Watershed development requires multiple interventions that jointly enhance the resource base and livelihoods of rural people. This requires capacity building of all stakeholders from farmers to policy makers. Lack of stakeholder knowledge of objectives, approaches, and activities can affect the performance of the watersheds. Capacity building focuses on construction of low-cost soil and water conservation methods, production and use of bio-fertilizers and bio-pesticides, income generating activities, livestock-based activities, waste land development, and market linkages. A clear understanding of strategic planning, monitoring, and evaluation related to watershed development is essential for government officials and policy makers. Trainings at different levels are organized to socialize various activities and their economic, social, and environmental benefits. This helps stakeholders make effective and efficient use of resources to achieve their own goals on a sustained basis.

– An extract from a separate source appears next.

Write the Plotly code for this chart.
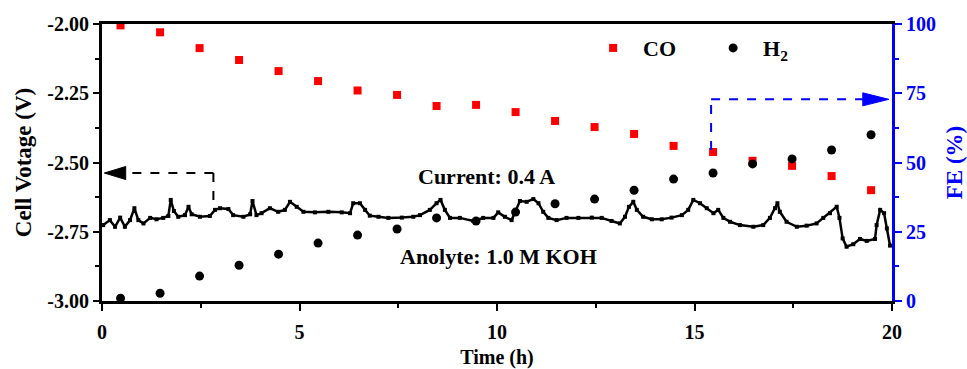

Advantages of Watershed Development
Since watershed structures are designed to stall rainwater at regular intervals, runoff cannot gather speed, volume, or force. As a result:
- Soil erosion is reduced. Water does not gain enough momentum or force to scrape off topsoil.
- Silt is trapped. Silt carried by the water flow reaches a dead end when the water collects in small trenches and bunds. This, in turn, reduces the rate of silt piling up in water harvesting structures in the lower reaches of the watershed.
- Groundwater volume increases. By slowing down the flow of water on the surface, we increase the possibility of water percolating into the ground. This, in turn, raises the water table.
- The life of rivers and storages is prolonged. Water that has been caught in the ridge area trickles down slowly, increasing the duration of flow in the drainage lines. The capacity of the water harvesting structures created downstream are also utilized more fully as they refill more often.
- The local soil moisture profile improves. This provides greater sustenance to vegetation or biomass.
Through the watershed development, we can:
- Increase the groundwater resources.
- Address challenges related to water quantity and quality.
- Improve overall water resources management efforts.
- Include various stakeholders in action planning and implementation efforts.